> DATASET EXTRACT
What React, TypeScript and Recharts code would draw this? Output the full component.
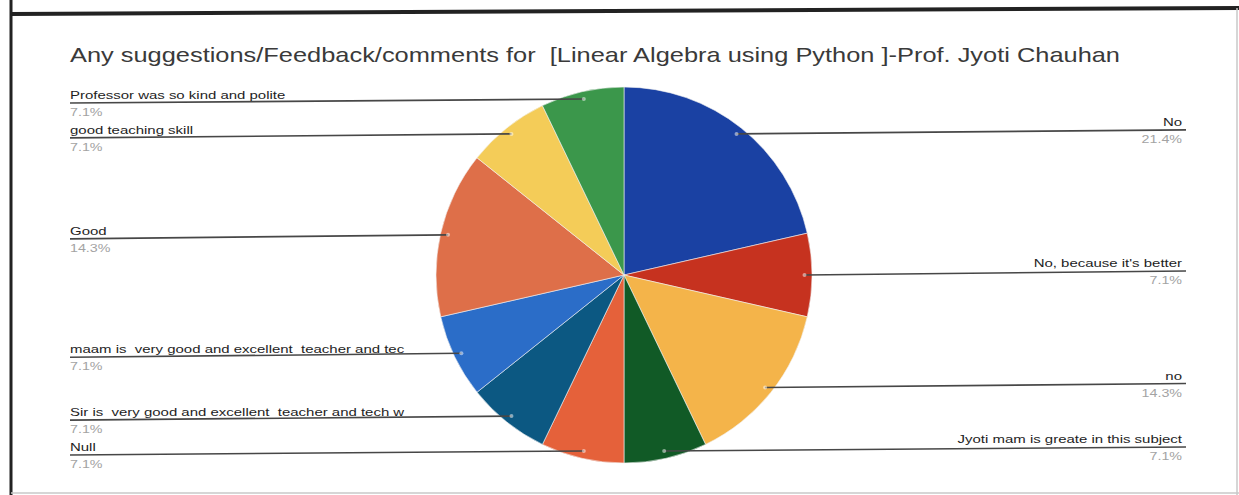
import { Cell, Pie, PieChart } from 'recharts';

const TITLE = 'Any suggestions/Feedback/comments for  [Linear Algebra using Python ]-Prof. Jyoti Chauhan';

// answers, clockwise from 12 o'clock
const answers = [
    'No',
    "No, because it's better",
    'no',
    'Jyoti mam is greate in this subject',
    'Null',
    'Sir is  very good and excellent  teacher and tech w',
    'maam is  very good and excellent  teacher and tec',
    'Good',
    'good teaching skill',
    'Professor was so kind and polite',
];
const counts = [3, 1, 2, 1, 1, 1, 1, 2, 1, 1];
const colors = [
    '#1a41a3',
    '#c6321f',
    '#f4b44a',
    '#115a26',
    '#e5613a',
    '#0c5882',
    '#2b6dc8',
    '#de6f49',
    '#f4cc58',
    '#3b974b',
];

const FONT = '"Liberation Sans", Arial, sans-serif';
const LEFT_X = 70;
const RIGHT_X = 1186;
const STRETCH = 1.36;
const RAD = Math.PI / 180;

function SliceLabel(props: any) {
    const { cx, cy, midAngle, outerRadius, percent, name } = props;
    const r = outerRadius * 0.96;
    const px = cx + r * Math.cos(-midAngle * RAD);
    const py = cy + r * Math.sin(-midAngle * RAD);
    const right = px > cx;
    // scanned labels sit a little off the slice point: up on the right, down on the left
    const ly = py + (right ? -4 : 4);
    const tx = right ? RIGHT_X - 4 : LEFT_X;
    const pct = `${(percent * 100).toFixed(1)}%`;
    return (
        <g>
            <line x1={px} y1={py} x2={right ? RIGHT_X : LEFT_X} y2={ly} stroke="#474747" strokeWidth={1.6} />
            <circle cx={px} cy={py} r={2} fill="#ffffff" fillOpacity={0.5} />
            <text
                transform={`translate(${tx},${ly - 4}) scale(${STRETCH},1)`}
                textAnchor={right ? 'end' : 'start'}
                fontSize={11}
                fontFamily={FONT}
                fill="#1e1e1e"
                style={{ whiteSpace: 'pre' }}
            >
                {name}
            </text>
            <text
                transform={`translate(${tx},${ly + 13}) scale(${STRETCH},1)`}
                textAnchor={right ? 'end' : 'start'}
                fontSize={10.5}
                fontFamily={FONT}
                fill="#a3a3a3"
            >
                {pct}
            </text>
        </g>
    );
}

export default function App() {
    const rows = answers.map((name, i) => ({ name, value: counts[i] }));

    return (
        <div style={{ position: 'fixed', left: 0, top: 0, width: 1239, height: 495, background: '#fff' }}>
            <PieChart width={1239} height={495} margin={{ top: 0, right: 0, bottom: 0, left: 0 }}>
                {/* scanned page frame */}
                <line x1={11} y1={0} x2={11} y2={495} stroke="#222" strokeWidth={3} />
                <line x1={11} y1={14} x2={1239} y2={8} stroke="#222" strokeWidth={4} />
                <line x1={1237} y1={8} x2={1237} y2={495} stroke="#c8c8c8" strokeWidth={1.5} />
                <line x1={11} y1={493} x2={1239} y2={493} stroke="#c8c8c8" strokeWidth={1.5} />
                <text
                    x={70}
                    y={62}
                    fontSize={21}
                    fontFamily={FONT}
                    fill="#3a3a3a"
                    textLength={1050}
                    lengthAdjust="spacingAndGlyphs"
                    style={{ whiteSpace: 'pre' }}
                >
                    {TITLE}
                </text>
                <Pie
                    data={rows}
                    dataKey="value"
                    nameKey="name"
                    cx={624}
                    cy={275}
                    outerRadius={188}
                    startAngle={90}
                    endAngle={-270}
                    stroke="#f2f2f2"
                    strokeWidth={0.6}
                    label={SliceLabel}
                    labelLine={false}
                    isAnimationActive={false}
                >
                    {rows.map((r, i) => (
                        <Cell key={r.name} fill={colors[i]} />
                    ))}
                </Pie>
            </PieChart>
        </div>
    );
}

> CHALLENGE
The listing above must be printed again exactly, minus its pictures.

> WRITTEN ANSWER
What React, TypeScript and Recharts code would draw this? Output the full component.
import { Cell, Pie, PieChart } from 'recharts';

const TITLE = 'Any suggestions/Feedback/comments for  [Linear Algebra using Python ]-Prof. Jyoti Chauhan';

// answers, clockwise from 12 o'clock
const answers = [
    'No',
    "No, because it's better",
    'no',
    'Jyoti mam is greate in this subject',
    'Null',
    'Sir is  very good and excellent  teacher and tech w',
    'maam is  very good and excellent  teacher and tec',
    'Good',
    'good teaching skill',
    'Professor was so kind and polite',
];
const counts = [3, 1, 2, 1, 1, 1, 1, 2, 1, 1];
const colors = [
    '#1a41a3',
    '#c6321f',
    '#f4b44a',
    '#115a26',
    '#e5613a',
    '#0c5882',
    '#2b6dc8',
    '#de6f49',
    '#f4cc58',
    '#3b974b',
];

const FONT = '"Liberation Sans", Arial, sans-serif';
const LEFT_X = 70;
const RIGHT_X = 1186;
const STRETCH = 1.36;
const RAD = Math.PI / 180;

function SliceLabel(props: any) {
    const { cx, cy, midAngle, outerRadius, percent, name } = props;
    const r = outerRadius * 0.96;
    const px = cx + r * Math.cos(-midAngle * RAD);
    const py = cy + r * Math.sin(-midAngle * RAD);
    const right = px > cx;
    // scanned labels sit a little off the slice point: up on the right, down on the left
    const ly = py + (right ? -4 : 4);
    const tx = right ? RIGHT_X - 4 : LEFT_X;
    const pct = `${(percent * 100).toFixed(1)}%`;
    return (
        <g>
            <line x1={px} y1={py} x2={right ? RIGHT_X : LEFT_X} y2={ly} stroke="#474747" strokeWidth={1.6} />
            <circle cx={px} cy={py} r={2} fill="#ffffff" fillOpacity={0.5} />
            <text
                transform={`translate(${tx},${ly - 4}) scale(${STRETCH},1)`}
                textAnchor={right ? 'end' : 'start'}
                fontSize={11}
                fontFamily={FONT}
                fill="#1e1e1e"
                style={{ whiteSpace: 'pre' }}
            >
                {name}
            </text>
            <text
                transform={`translate(${tx},${ly + 13}) scale(${STRETCH},1)`}
                textAnchor={right ? 'end' : 'start'}
                fontSize={10.5}
                fontFamily={FONT}
                fill="#a3a3a3"
            >
                {pct}
            </text>
        </g>
    );
}

export default function App() {
    const rows = answers.map((name, i) => ({ name, value: counts[i] }));

    return (
        <div style={{ position: 'fixed', left: 0, top: 0, width: 1239, height: 495, background: '#fff' }}>
            <PieChart width={1239} height={495} margin={{ top: 0, right: 0, bottom: 0, left: 0 }}>
                {/* scanned page frame */}
                <line x1={11} y1={0} x2={11} y2={495} stroke="#222" strokeWidth={3} />
                <line x1={11} y1={14} x2={1239} y2={8} stroke="#222" strokeWidth={4} />
                <line x1={1237} y1={8} x2={1237} y2={495} stroke="#c8c8c8" strokeWidth={1.5} />
                <line x1={11} y1={493} x2={1239} y2={493} stroke="#c8c8c8" strokeWidth={1.5} />
                <text
                    x={70}
                    y={62}
                    fontSize={21}
                    fontFamily={FONT}
                    fill="#3a3a3a"
                    textLength={1050}
                    lengthAdjust="spacingAndGlyphs"
                    style={{ whiteSpace: 'pre' }}
                >
                    {TITLE}
                </text>
                <Pie
                    data={rows}
                    dataKey="value"
                    nameKey="name"
                    cx={624}
                    cy={275}
                    outerRadius={188}
                    startAngle={90}
                    endAngle={-270}
                    stroke="#f2f2f2"
                    strokeWidth={0.6}
                    label={SliceLabel}
                    labelLine={false}
                    isAnimationActive={false}
                >
                    {rows.map((r, i) => (
                        <Cell key={r.name} fill={colors[i]} />
                    ))}
                </Pie>
            </PieChart>
        </div>
    );
}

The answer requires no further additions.